«Для него, — вспоминала Юлия, — „стоящей работой“ была работа директора завода или фабрики». Она рассказывала, как в детстве, делая уроки вместе с подругой, приходила к деду с арифметическими задачками, которые не могла решить сама. «Он внимательно нас выслушивал, улыбался и объяснял, что и как, — рассказывает она, — хотя, должно быть, ум его в это время был занят государственными делами». Дочь Хрущева Рада приобрела, с его точки зрения, более приемлемую профессию — стала биологом. Однако, если верить Юлии, «это тоже был не лучший вариант. Вот инженер — другое дело!» 52
Мечта Хрущева о карьере инженера вполне могла осуществиться. Даже до 1917 года места инженеров и управляющих не были закрыты для честолюбивых рабочих. А после 1917-го восхождение по карьерной лестнице сделалось намного проще. Однако Хрущева отвлекла от карьеры революция. Женившись, он, казалось, остепенился, решил ограничить свою жизнь работой, домом и семьей. Но когда Юзовка ощутила на себе разрушительное действие войны, когда в городе начались забастовки и мятежи, Никита не смог устоять перед зовом революционной стихии.
В марте 1915 года на Рутченковской шахте разразилась массовая забастовка. Началась она на заводе, где работал Хрущев, и, по-видимому, он был одним из зачинщиков. Когда рабочие собрались, чтобы потребовать повышения заработной платы и улучшения условий труда, Хрущев, по рассказам, «выступил на митинге с пламенной речью» 53. Позже в том же году к нему пришел человек с другой шахты. «Я слышал, что вы из активистов, — сказал гость Хрущеву. — Нам нужен надежный человек, грамотный, с хорошим почерком. Не можете ли кого-нибудь посоветовать?»
«На следующий день, — продолжает свой рассказ Хрущев, — я послал к ним одного человека с нашего завода, и он самым лучшим почерком переписал резолюцию Циммервальдской конференции.
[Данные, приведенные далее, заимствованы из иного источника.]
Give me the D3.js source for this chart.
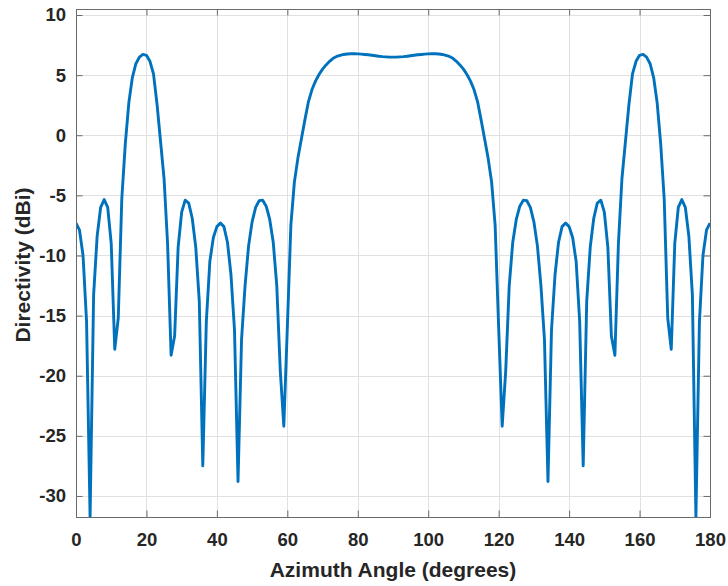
<!DOCTYPE html>
<html>
<head>
<meta charset="utf-8">
<script src="https://cdn.jsdelivr.net/npm/d3@7"></script>
<style>
  body { margin: 0; background: #ffffff; }
  text { font-family: "Liberation Sans", Arial, Helvetica, sans-serif; }
</style>
</head>
<body>
<svg id="chart" width="728" height="586"></svg>
<script>
// Azimuth sampling grid (degrees, 1-degree steps)
const azimuth = d3.range(0, 181, 1);

// Directivity in dBi at each azimuth angle
const directivity = [
  -7.3, -7.9, -10.0, -15.5, -31.75, -13.3, -8.4, -6.0, -5.35, -6.0,
  -9.0, -17.8, -15.2, -5.3, -0.7, 2.7, 4.8, 5.95, 6.5, 6.72,
  6.65, 6.15, 5.1, 2.6, -0.5, -3.6, -9.0, -18.3, -16.7, -9.3,
  -6.4, -5.4, -5.65, -6.9, -9.3, -13.8, -27.5, -15.5, -10.5, -8.5,
  -7.6, -7.3, -7.6, -8.9, -11.6, -16.2, -28.8, -17.0, -12.5, -9.2,
  -7.2, -6.0, -5.45, -5.4, -5.9, -7.0, -8.9, -12.5, -19.6, -24.2,
  -16.0, -7.5, -3.9, -1.9, -0.3, 1.3, 2.8, 3.8, 4.5, 5.05,
  5.5, 5.85, 6.15, 6.4, 6.55, 6.65, 6.72, 6.76, 6.78, 6.78,
  6.77, 6.75, 6.72, 6.69, 6.65, 6.61, 6.57, 6.54, 6.52, 6.5,
  6.5, 6.5, 6.52, 6.54, 6.57, 6.61, 6.65, 6.69, 6.72, 6.75,
  6.77, 6.78, 6.78, 6.76, 6.72, 6.65, 6.55, 6.4, 6.15, 5.85,
  5.5, 5.05, 4.5, 3.8, 2.8, 1.3, -0.3, -1.9, -3.9, -7.5,
  -16.0, -24.2, -19.6, -12.5, -8.9, -7.0, -5.9, -5.4, -5.45, -6.0,
  -7.2, -9.2, -12.5, -17.0, -28.8, -16.2, -11.6, -8.9, -7.6, -7.3,
  -7.6, -8.5, -10.5, -15.5, -27.5, -13.8, -9.3, -6.9, -5.65, -5.4,
  -6.4, -9.3, -16.7, -18.3, -9.0, -3.6, -0.5, 2.6, 5.1, 6.15,
  6.65, 6.72, 6.5, 5.95, 4.8, 2.7, -0.7, -5.3, -15.2, -17.8,
  -9.0, -6.0, -5.35, -6.0, -8.4, -13.3, -31.75, -15.5, -10.0, -7.9,
  -7.3
];

const xTicks = [0, 20, 40, 60, 80, 100, 120, 140, 160, 180];
const yTicks = [-30, -25, -20, -15, -10, -5, 0, 5, 10];
const xTitle = "Azimuth Angle (degrees)";
const yTitle = "Directivity (dBi)";

const svg = d3.select("#chart");
const plot = { left: 76, right: 710, top: 9, bottom: 517 };

const x = d3.scaleLinear().domain([0, 180]).range([plot.left, plot.right]);
const y = d3.scaleLinear().domain([-31.75, 10.5]).range([plot.bottom, plot.top]);

const series = azimuth.map((a, i) => ({ a, d: directivity[i] }));

// grid
const grid = svg.append("g").attr("stroke", "#e1e1e1").attr("stroke-width", 1);
grid.selectAll("line.gx").data(xTicks).join("line")
  .attr("x1", d => Math.round(x(d)) + 0.5).attr("x2", d => Math.round(x(d)) + 0.5)
  .attr("y1", plot.top).attr("y2", plot.bottom);
grid.selectAll("line.gy").data(yTicks).join("line")
  .attr("y1", d => Math.round(y(d)) + 0.5).attr("y2", d => Math.round(y(d)) + 0.5)
  .attr("x1", plot.left).attr("x2", plot.right);

// clip to the axes box
svg.append("clipPath").attr("id", "plotclip").append("rect")
  .attr("x", plot.left).attr("y", plot.top)
  .attr("width", plot.right - plot.left).attr("height", plot.bottom - plot.top);

// pattern curve
const line = d3.line().x(p => x(p.a)).y(p => y(p.d));
svg.append("path")
  .datum(series)
  .attr("clip-path", "url(#plotclip)")
  .attr("fill", "none")
  .attr("stroke", "#0072BD")
  .attr("stroke-width", 2.9)
  .attr("stroke-linejoin", "round")
  .attr("d", line);

// axes with inward ticks
const tickLen = 6.5;
const axisColor = "#6a6a6a";
const labelColor = "#262626";
const plainNumber = d => String(d);

function styleAxis(g, showLabels) {
  g.select(".domain").remove();
  g.selectAll(".tick line").attr("stroke", axisColor).attr("stroke-width", 1);
  g.selectAll(".tick text")
    .attr("fill", labelColor)
    .style("font-size", "18.5px")
    .style("font-weight", "bold")
    .style("display", showLabels ? null : "none");
}

svg.append("g")
  .attr("transform", `translate(0,${plot.bottom})`)
  .call(d3.axisBottom(x).tickValues(xTicks).tickFormat(plainNumber)
    .tickSize(-tickLen).tickPadding(16))
  .call(g => styleAxis(g, true));

svg.append("g")
  .attr("transform", `translate(0,${plot.top})`)
  .call(d3.axisTop(x).tickValues(xTicks).tickSize(-tickLen))
  .call(g => styleAxis(g, false));

svg.append("g")
  .attr("transform", `translate(${plot.left},0)`)
  .call(d3.axisLeft(y).tickValues(yTicks).tickFormat(plainNumber)
    .tickSize(-tickLen).tickPadding(10))
  .call(g => styleAxis(g, true));

svg.append("g")
  .attr("transform", `translate(${plot.right},0)`)
  .call(d3.axisRight(y).tickValues(yTicks).tickSize(-tickLen))
  .call(g => styleAxis(g, false));

// axes box
svg.append("rect")
  .attr("x", plot.left + 0.5).attr("y", plot.top + 0.5)
  .attr("width", plot.right - plot.left).attr("height", plot.bottom - plot.top)
  .attr("fill", "none").attr("stroke", axisColor).attr("stroke-width", 1);

// axis titles
svg.append("text")
  .attr("x", (plot.left + plot.right) / 2)
  .attr("y", 577)
  .attr("text-anchor", "middle")
  .attr("fill", labelColor)
  .style("font-size", "21px").style("font-weight", "bold")
  .text(xTitle);

svg.append("text")
  .attr("transform", `translate(30,${(plot.top + plot.bottom) / 2 + 2}) rotate(-90)`)
  .attr("text-anchor", "middle")
  .attr("fill", labelColor)
  .style("font-size", "21px").style("font-weight", "bold")
  .text(yTitle);
</script>
</body>
</html>
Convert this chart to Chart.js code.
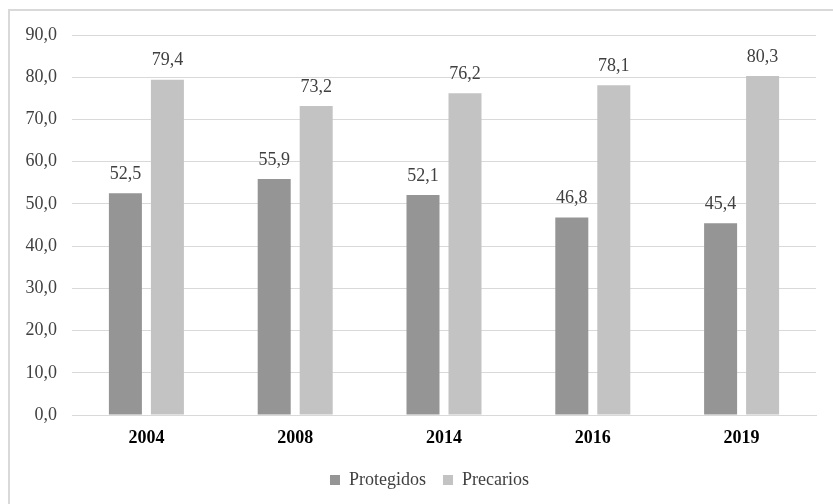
<!DOCTYPE html>
<html lang="es">
<head>
<meta charset="UTF-8">
<script src="https://cdn.jsdelivr.net/npm/chart.js"></script>
<style>
  html, body { margin: 0; padding: 0; background: #fff; }
  #wrap { width: 833px; height: 504px; }
</style>
</head>
<body>
<div id="wrap"><canvas id="myChart" width="833" height="504"></canvas></div>
<script>
  // datos
  const years = ['2004', '2008', '2014', '2016', '2019']
  const protegidos = [52.5, 55.9, 52.1, 46.8, 45.4]
  const precarios = [79.4, 73.2, 76.2, 78.1, 80.3]

  const serif = "'Liberation Serif', 'Times New Roman', serif"
  const fmt = v => v.toFixed(1).replace('.', ',')

  // marco exterior del grafico
  const frame = {
    id: 'frame',
    beforeDraw(chart) {
      const c = chart.ctx
      c.save()
      c.strokeStyle = '#d9d9d9'
      c.lineWidth = 2
      c.strokeRect(9, 10, 830, 510)
      c.restore()
    }
  }

  // la leyenda se centra bajo el area de barras, no bajo todo el lienzo
  const legendShift = {
    id: 'legendShift',
    afterLayout(chart) {
      const lg = chart.legend
      if (!lg) return
      lg.left += 43
      lg.width = lg.right - lg.left
    }
  }

  // valores encima de cada barra
  const valueLabels = {
    id: 'valueLabels',
    afterDatasetsDraw(chart) {
      const c = chart.ctx
      c.save()
      c.font = '18px ' + serif
      c.fillStyle = '#404040'
      c.textAlign = 'center'
      c.textBaseline = 'bottom'
      chart.data.datasets.forEach((ds, i) => {
        chart.getDatasetMeta(i).data.forEach((bar, j) => {
          c.fillText(fmt(ds.data[j]), bar.x, bar.y - 10)
        })
      })
      c.restore()
    }
  }

  new Chart(document.getElementById('myChart'), {
    type: 'bar',
    data: {
      labels: years,
      datasets: [
        { label: 'Protegidos', data: protegidos, backgroundColor: '#959595' },
        { label: 'Precarios', data: precarios, backgroundColor: '#c3c3c3' }
      ]
    },
    options: {
      responsive: false,
      animation: false,
      categoryPercentage: 0.5645,
      barPercentage: 0.786,
      layout: { padding: { left: 0, right: 17, top: 35, bottom: 5 } },
      scales: {
        x: {
          afterFit(scale) { scale.height = 39 },
          grid: { display: false, drawTicks: false },
          border: { color: '#d9d9d9', width: 1 },
          ticks: { color: '#000', padding: 13, font: { family: serif, size: 18, weight: 'bold' } }
        },
        y: {
          min: 0,
          max: 90,
          afterFit(scale) { scale.width = 72 },
          grid: { color: '#d9d9d9', drawTicks: false },
          border: { display: false },
          ticks: {
            stepSize: 10,
            padding: 15,
            color: '#404040',
            font: { family: serif, size: 18 },
            callback: v => fmt(v)
          }
        }
      },
      plugins: {
        tooltip: { enabled: false },
        legend: {
          position: 'bottom',
          labels: {
            boxWidth: 10,
            boxHeight: 10,
            padding: 17,
            color: '#404040',
            font: { family: serif, size: 18 }
          }
        }
      }
    },
    plugins: [frame, legendShift, valueLabels]
  })
</script>
</body>
</html>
Эта резолюция разошлась среди рабочих и шахтеров по всему Донбассу» 54.
Ни Циммервальдская конференция европейских социалистов, состоявшаяся в Швейцарии в сентябре 1915 года, ни ее резолюция, требовавшая мира как прелюдии к мировой революции, сами по себе не заслуживали бы упоминания в нашем рассказе. Хрущев рассказал эту историю лишь для того, чтобы показать: в Донбассе его знали как активиста, которому можно доверять. Очевидно также, что Хрущеву хотелось исполнить это поручение самому — но, увы, он не обладал необходимым для этого «хорошим почерком». Иначе к чему было бы дважды повторять столь прозаическую деталь?
В 1916 году, когда в Донбассе проходили антивоенные демонстрации, Хрущев помог рученковским шахтерам организовать несколько забастовок 55. В марте 1917-го в Юзовку пришла телеграмма об отречении царя от престола. «Помню, с какой радостью читали мы эту телеграмму», — писал Хрущев в местной газете пять лет спустя. В первый же выходной, в воскресенье, он помчался в город — и стал там свидетелем такой многолюдной демонстрации, каких никогда прежде не видывал. «И хоть ходил еще по руднику „царь рудничный“ — пристав Безпалов и его помощник Мережко, в шпорах и с шашками, но никто их не боялся, а скорее они боялись и растерялись» 56.
Мы сказали, что революция отвлекла Хрущева от карьеры: можно ли так говорить, если вспомнить о том, что в результате он поднялся к вершинам мировой власти? Дело в том, что, как это ни странно, он был создан скорее для роли инженера или директора завода, чем политического лидера и государственного руководителя. Те же природные данные, что помогли ему подняться на вершину, предрешили и его падение; однако в осуществлении юношеской мечты собственный характер не стал бы для него помехой. Кроме того, став инженером, он получил бы образование, нехватку которого остро ощущал всю жизнь, и не был бы принужден играть унизительную роль «недалекого мужика», не вызывающего подозрений у всесильного тирана.
Политическая роль Хрущева была ему навязана — как революцией, так и последующими событиями. Однако она указала новый путь к исполнению его мечты. Квалифицированный рабочий-металлург, инженер, директор завода — все эти профессии и должности не обещали быстрой славы. А политическая власть давала немедленное удовлетворение амбиций, хоть и таила в себе немало опасностей.
Хрущев вспоминал, как в ранние годы в Юзовке, еще до контактов с большевиками, однажды поспорил с товарищами-рабочими о том, «что важнее — власть или образование. Спор шел жаркий. Мы с одним товарищем — он потом стал видным большевиком — говорили, что власть, конечно, важнее. У кого власть, тот контролирует и школы, и университеты. Стоит нам получить власть — мы легко получим и образование. А тот, у кого есть только образование, может никогда не добиться власти» 57.